SOURCE EXCERPT:

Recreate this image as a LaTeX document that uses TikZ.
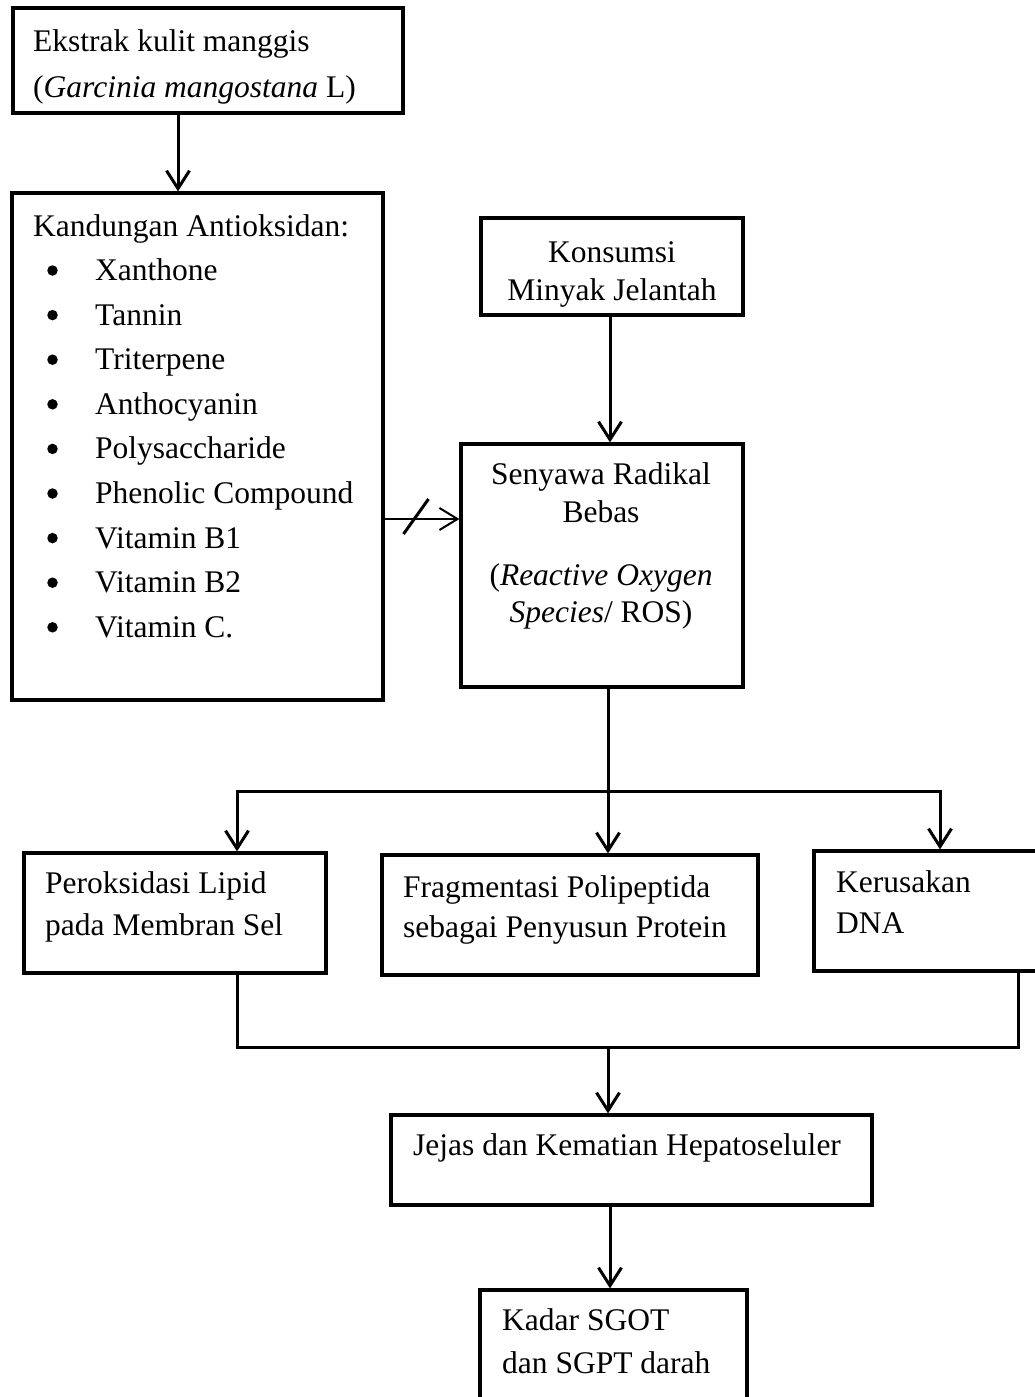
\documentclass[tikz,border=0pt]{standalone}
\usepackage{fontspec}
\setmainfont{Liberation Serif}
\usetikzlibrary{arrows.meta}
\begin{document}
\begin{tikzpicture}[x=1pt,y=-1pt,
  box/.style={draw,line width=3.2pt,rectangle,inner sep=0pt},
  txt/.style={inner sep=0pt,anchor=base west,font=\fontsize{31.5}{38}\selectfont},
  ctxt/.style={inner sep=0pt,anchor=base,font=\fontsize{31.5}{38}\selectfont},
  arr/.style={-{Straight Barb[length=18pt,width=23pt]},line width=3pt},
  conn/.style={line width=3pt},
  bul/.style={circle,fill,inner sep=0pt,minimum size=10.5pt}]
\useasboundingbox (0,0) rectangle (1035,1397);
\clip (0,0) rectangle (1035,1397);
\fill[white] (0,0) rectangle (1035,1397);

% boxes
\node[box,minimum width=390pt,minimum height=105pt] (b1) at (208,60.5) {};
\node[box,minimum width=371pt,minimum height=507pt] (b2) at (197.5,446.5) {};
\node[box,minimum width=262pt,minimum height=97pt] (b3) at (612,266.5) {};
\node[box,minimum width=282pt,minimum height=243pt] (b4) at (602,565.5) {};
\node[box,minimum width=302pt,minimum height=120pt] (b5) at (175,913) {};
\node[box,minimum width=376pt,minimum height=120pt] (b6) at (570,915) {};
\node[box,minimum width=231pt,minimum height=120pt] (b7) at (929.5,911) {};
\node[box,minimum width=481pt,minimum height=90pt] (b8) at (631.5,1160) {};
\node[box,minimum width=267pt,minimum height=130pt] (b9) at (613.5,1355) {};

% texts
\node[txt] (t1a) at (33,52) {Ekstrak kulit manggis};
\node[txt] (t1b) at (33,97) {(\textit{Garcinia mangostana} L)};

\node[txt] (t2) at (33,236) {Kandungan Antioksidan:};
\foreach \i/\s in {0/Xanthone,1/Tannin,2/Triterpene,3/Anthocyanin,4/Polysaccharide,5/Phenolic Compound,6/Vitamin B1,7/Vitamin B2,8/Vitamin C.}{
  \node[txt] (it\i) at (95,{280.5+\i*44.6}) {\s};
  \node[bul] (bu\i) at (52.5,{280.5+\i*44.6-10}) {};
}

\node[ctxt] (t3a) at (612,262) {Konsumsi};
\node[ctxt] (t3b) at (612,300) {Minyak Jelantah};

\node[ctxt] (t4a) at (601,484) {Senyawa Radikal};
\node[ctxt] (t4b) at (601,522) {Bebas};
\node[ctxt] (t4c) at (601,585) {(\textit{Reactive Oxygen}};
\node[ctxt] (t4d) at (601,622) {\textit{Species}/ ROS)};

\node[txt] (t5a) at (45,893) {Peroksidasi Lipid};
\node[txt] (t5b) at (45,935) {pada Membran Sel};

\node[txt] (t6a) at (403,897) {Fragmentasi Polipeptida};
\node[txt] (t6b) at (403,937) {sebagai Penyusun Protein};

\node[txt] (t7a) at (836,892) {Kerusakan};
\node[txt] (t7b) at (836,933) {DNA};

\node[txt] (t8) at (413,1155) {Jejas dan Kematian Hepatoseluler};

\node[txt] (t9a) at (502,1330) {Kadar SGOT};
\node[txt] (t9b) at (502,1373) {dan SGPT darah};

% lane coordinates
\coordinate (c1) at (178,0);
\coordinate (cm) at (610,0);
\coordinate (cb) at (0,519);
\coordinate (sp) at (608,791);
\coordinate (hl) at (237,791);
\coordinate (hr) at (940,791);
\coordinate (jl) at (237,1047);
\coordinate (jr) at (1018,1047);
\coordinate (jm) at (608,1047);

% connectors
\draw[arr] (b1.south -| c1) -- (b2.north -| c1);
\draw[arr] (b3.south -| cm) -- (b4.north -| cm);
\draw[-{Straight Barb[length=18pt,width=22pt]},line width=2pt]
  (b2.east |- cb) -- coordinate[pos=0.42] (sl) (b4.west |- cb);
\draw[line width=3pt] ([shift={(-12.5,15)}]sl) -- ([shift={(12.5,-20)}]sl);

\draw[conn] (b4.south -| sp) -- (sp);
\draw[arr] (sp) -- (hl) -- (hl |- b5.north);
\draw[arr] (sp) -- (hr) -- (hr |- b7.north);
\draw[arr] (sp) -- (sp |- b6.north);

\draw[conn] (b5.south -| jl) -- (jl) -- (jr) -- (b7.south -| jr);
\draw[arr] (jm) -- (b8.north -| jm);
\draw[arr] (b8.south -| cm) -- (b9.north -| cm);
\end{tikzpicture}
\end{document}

EXERCISE DETAILS: Reproduce the whole listing word for word, setting aside any pictures.

THE OUTPUT:
Recreate this image as a LaTeX document that uses TikZ.
\documentclass[tikz,border=0pt]{standalone}
\usepackage{fontspec}
\setmainfont{Liberation Serif}
\usetikzlibrary{arrows.meta}
\begin{document}
\begin{tikzpicture}[x=1pt,y=-1pt,
  box/.style={draw,line width=3.2pt,rectangle,inner sep=0pt},
  txt/.style={inner sep=0pt,anchor=base west,font=\fontsize{31.5}{38}\selectfont},
  ctxt/.style={inner sep=0pt,anchor=base,font=\fontsize{31.5}{38}\selectfont},
  arr/.style={-{Straight Barb[length=18pt,width=23pt]},line width=3pt},
  conn/.style={line width=3pt},
  bul/.style={circle,fill,inner sep=0pt,minimum size=10.5pt}]
\useasboundingbox (0,0) rectangle (1035,1397);
\clip (0,0) rectangle (1035,1397);
\fill[white] (0,0) rectangle (1035,1397);

% boxes
\node[box,minimum width=390pt,minimum height=105pt] (b1) at (208,60.5) {};
\node[box,minimum width=371pt,minimum height=507pt] (b2) at (197.5,446.5) {};
\node[box,minimum width=262pt,minimum height=97pt] (b3) at (612,266.5) {};
\node[box,minimum width=282pt,minimum height=243pt] (b4) at (602,565.5) {};
\node[box,minimum width=302pt,minimum height=120pt] (b5) at (175,913) {};
\node[box,minimum width=376pt,minimum height=120pt] (b6) at (570,915) {};
\node[box,minimum width=231pt,minimum height=120pt] (b7) at (929.5,911) {};
\node[box,minimum width=481pt,minimum height=90pt] (b8) at (631.5,1160) {};
\node[box,minimum width=267pt,minimum height=130pt] (b9) at (613.5,1355) {};

% texts
\node[txt] (t1a) at (33,52) {Ekstrak kulit manggis};
\node[txt] (t1b) at (33,97) {(\textit{Garcinia mangostana} L)};

\node[txt] (t2) at (33,236) {Kandungan Antioksidan:};
\foreach \i/\s in {0/Xanthone,1/Tannin,2/Triterpene,3/Anthocyanin,4/Polysaccharide,5/Phenolic Compound,6/Vitamin B1,7/Vitamin B2,8/Vitamin C.}{
  \node[txt] (it\i) at (95,{280.5+\i*44.6}) {\s};
  \node[bul] (bu\i) at (52.5,{280.5+\i*44.6-10}) {};
}

\node[ctxt] (t3a) at (612,262) {Konsumsi};
\node[ctxt] (t3b) at (612,300) {Minyak Jelantah};

\node[ctxt] (t4a) at (601,484) {Senyawa Radikal};
\node[ctxt] (t4b) at (601,522) {Bebas};
\node[ctxt] (t4c) at (601,585) {(\textit{Reactive Oxygen}};
\node[ctxt] (t4d) at (601,622) {\textit{Species}/ ROS)};

\node[txt] (t5a) at (45,893) {Peroksidasi Lipid};
\node[txt] (t5b) at (45,935) {pada Membran Sel};

\node[txt] (t6a) at (403,897) {Fragmentasi Polipeptida};
\node[txt] (t6b) at (403,937) {sebagai Penyusun Protein};

\node[txt] (t7a) at (836,892) {Kerusakan};
\node[txt] (t7b) at (836,933) {DNA};

\node[txt] (t8) at (413,1155) {Jejas dan Kematian Hepatoseluler};

\node[txt] (t9a) at (502,1330) {Kadar SGOT};
\node[txt] (t9b) at (502,1373) {dan SGPT darah};

% lane coordinates
\coordinate (c1) at (178,0);
\coordinate (cm) at (610,0);
\coordinate (cb) at (0,519);
\coordinate (sp) at (608,791);
\coordinate (hl) at (237,791);
\coordinate (hr) at (940,791);
\coordinate (jl) at (237,1047);
\coordinate (jr) at (1018,1047);
\coordinate (jm) at (608,1047);

% connectors
\draw[arr] (b1.south -| c1) -- (b2.north -| c1);
\draw[arr] (b3.south -| cm) -- (b4.north -| cm);
\draw[-{Straight Barb[length=18pt,width=22pt]},line width=2pt]
  (b2.east |- cb) -- coordinate[pos=0.42] (sl) (b4.west |- cb);
\draw[line width=3pt] ([shift={(-12.5,15)}]sl) -- ([shift={(12.5,-20)}]sl);

\draw[conn] (b4.south -| sp) -- (sp);
\draw[arr] (sp) -- (hl) -- (hl |- b5.north);
\draw[arr] (sp) -- (hr) -- (hr |- b7.north);
\draw[arr] (sp) -- (sp |- b6.north);

\draw[conn] (b5.south -| jl) -- (jl) -- (jr) -- (b7.south -| jr);
\draw[arr] (jm) -- (b8.north -| jm);
\draw[arr] (b8.south -| cm) -- (b9.north -| cm);
\end{tikzpicture}
\end{document}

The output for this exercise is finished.